I was studying up on the MzScheme OO library (for some potential MrEd development) and came across the pubment method decleration. I know all about public, private and protected - but pubment?
It's a pretty slick concept, check it out:
The stack% class declares its print-name method using pubment, which means that the method is public, but it can only be augmented in subclasses, and not overridden. The implementation of print-name uses inner to execute a subclass-supplied augmenting method. If no such augmenting method is available, the (void) expression is evaluated, instead. The fancy-stack% classes uses augment to declare an augmentation of print-name, and also uses inner to allow further augmenting in later subclasses.
pubment appears to allow you to write a method, and yet give your subclass a way to intervene, in a controlled way, during the method execution.
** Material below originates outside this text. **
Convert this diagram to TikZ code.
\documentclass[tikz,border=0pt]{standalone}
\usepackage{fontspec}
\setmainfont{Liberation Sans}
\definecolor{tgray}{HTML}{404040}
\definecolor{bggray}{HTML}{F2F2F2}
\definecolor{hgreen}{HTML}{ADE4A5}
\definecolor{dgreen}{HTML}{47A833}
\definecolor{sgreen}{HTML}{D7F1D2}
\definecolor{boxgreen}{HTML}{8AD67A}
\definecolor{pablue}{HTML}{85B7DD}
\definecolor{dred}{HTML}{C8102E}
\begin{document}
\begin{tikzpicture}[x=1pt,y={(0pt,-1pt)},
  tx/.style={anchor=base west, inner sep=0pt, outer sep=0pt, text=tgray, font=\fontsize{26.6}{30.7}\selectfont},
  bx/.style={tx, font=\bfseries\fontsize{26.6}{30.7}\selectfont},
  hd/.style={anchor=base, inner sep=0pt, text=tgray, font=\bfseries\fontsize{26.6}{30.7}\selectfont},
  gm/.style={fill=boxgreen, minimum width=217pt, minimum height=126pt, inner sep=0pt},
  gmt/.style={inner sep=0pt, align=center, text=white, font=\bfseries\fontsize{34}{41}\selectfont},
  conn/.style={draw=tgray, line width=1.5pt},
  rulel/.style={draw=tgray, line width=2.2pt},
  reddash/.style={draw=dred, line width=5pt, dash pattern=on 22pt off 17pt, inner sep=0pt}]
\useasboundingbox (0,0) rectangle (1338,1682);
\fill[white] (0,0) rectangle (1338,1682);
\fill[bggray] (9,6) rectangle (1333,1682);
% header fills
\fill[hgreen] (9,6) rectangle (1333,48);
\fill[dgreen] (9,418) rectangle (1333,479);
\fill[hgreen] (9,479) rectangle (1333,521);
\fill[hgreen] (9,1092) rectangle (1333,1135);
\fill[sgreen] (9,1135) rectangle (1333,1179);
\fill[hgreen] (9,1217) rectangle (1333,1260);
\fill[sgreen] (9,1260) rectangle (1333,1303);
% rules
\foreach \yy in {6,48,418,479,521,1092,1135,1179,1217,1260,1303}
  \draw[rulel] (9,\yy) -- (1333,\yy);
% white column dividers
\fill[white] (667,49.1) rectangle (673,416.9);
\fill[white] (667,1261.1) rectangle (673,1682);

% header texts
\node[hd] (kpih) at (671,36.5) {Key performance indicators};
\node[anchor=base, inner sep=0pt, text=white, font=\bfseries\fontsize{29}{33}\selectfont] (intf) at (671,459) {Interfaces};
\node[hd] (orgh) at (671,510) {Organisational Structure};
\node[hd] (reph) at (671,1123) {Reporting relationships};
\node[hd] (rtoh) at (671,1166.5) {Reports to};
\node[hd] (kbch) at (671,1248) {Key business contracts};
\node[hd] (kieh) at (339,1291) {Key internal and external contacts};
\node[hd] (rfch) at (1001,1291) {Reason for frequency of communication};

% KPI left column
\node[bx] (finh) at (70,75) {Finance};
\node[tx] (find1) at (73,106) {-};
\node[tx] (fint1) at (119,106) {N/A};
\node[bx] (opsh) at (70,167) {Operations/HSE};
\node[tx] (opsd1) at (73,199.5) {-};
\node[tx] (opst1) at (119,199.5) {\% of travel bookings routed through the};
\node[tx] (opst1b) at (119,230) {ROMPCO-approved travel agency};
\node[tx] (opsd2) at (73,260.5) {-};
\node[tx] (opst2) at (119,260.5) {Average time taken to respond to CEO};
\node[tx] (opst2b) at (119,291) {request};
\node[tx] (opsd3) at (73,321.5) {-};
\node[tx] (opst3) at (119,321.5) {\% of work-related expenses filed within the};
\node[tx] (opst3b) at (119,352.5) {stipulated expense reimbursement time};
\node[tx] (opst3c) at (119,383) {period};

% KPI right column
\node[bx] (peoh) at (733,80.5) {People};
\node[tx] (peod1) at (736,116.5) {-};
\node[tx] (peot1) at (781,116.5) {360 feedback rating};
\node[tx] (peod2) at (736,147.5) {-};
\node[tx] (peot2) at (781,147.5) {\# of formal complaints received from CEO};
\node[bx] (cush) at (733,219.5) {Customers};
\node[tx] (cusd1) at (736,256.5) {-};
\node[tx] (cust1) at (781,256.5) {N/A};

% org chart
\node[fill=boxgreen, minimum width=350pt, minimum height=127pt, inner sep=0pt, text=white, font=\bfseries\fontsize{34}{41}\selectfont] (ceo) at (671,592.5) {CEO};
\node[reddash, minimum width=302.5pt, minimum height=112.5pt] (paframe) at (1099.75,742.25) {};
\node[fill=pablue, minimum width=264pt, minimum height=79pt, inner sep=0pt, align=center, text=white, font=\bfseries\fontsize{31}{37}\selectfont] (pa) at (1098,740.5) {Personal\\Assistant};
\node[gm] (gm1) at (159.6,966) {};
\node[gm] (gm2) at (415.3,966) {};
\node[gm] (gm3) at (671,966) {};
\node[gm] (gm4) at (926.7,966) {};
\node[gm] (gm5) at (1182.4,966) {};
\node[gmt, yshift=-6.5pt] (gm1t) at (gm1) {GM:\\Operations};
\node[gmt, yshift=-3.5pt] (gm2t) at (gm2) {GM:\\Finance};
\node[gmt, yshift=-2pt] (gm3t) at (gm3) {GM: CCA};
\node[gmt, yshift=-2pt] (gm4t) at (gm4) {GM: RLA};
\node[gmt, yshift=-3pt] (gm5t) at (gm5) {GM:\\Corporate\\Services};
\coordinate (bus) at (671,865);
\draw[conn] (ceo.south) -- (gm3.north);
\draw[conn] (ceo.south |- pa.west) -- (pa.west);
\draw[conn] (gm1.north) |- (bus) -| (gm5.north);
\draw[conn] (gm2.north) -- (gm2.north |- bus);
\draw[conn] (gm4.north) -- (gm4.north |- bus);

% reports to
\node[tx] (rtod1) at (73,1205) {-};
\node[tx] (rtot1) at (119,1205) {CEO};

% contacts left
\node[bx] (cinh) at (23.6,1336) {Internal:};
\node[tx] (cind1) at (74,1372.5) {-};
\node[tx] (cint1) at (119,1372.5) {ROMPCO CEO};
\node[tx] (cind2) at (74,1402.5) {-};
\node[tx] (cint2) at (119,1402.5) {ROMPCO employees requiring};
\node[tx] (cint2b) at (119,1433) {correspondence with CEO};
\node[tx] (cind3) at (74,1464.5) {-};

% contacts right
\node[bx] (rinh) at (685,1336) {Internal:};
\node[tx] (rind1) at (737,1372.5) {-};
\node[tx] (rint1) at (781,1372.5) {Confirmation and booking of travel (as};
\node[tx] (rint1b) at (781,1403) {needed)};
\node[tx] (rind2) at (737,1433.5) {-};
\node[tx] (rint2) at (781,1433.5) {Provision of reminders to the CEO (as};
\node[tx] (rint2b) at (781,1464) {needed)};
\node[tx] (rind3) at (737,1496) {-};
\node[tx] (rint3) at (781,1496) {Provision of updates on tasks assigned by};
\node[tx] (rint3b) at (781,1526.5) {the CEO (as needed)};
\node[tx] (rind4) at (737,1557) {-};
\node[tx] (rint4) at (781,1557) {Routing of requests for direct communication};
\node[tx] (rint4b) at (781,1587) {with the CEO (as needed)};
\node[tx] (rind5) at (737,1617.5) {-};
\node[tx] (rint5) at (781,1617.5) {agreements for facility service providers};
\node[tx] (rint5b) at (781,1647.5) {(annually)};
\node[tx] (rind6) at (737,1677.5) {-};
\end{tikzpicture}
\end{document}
The result is that your subclass can provide functionality without it having to re-implement or delegate to, an entire method.
Interesting.
I find this fascinating, and useful, not because it's Scheme and Just Better, but because it reminds me that there's more to OO than what Java or C++ decides is OO. It's also a powerful reminder of what happens when your OO framework is a user-level add-on, and not a core part of the language. Programmers will not only come up with novel OO conventions, but will also be able to implement them fairly easily.
A poweful lesson, if you ask me.
I wonder how pubment compares to Aspect Oriented Programming. Guess I could try that in MzScheme too.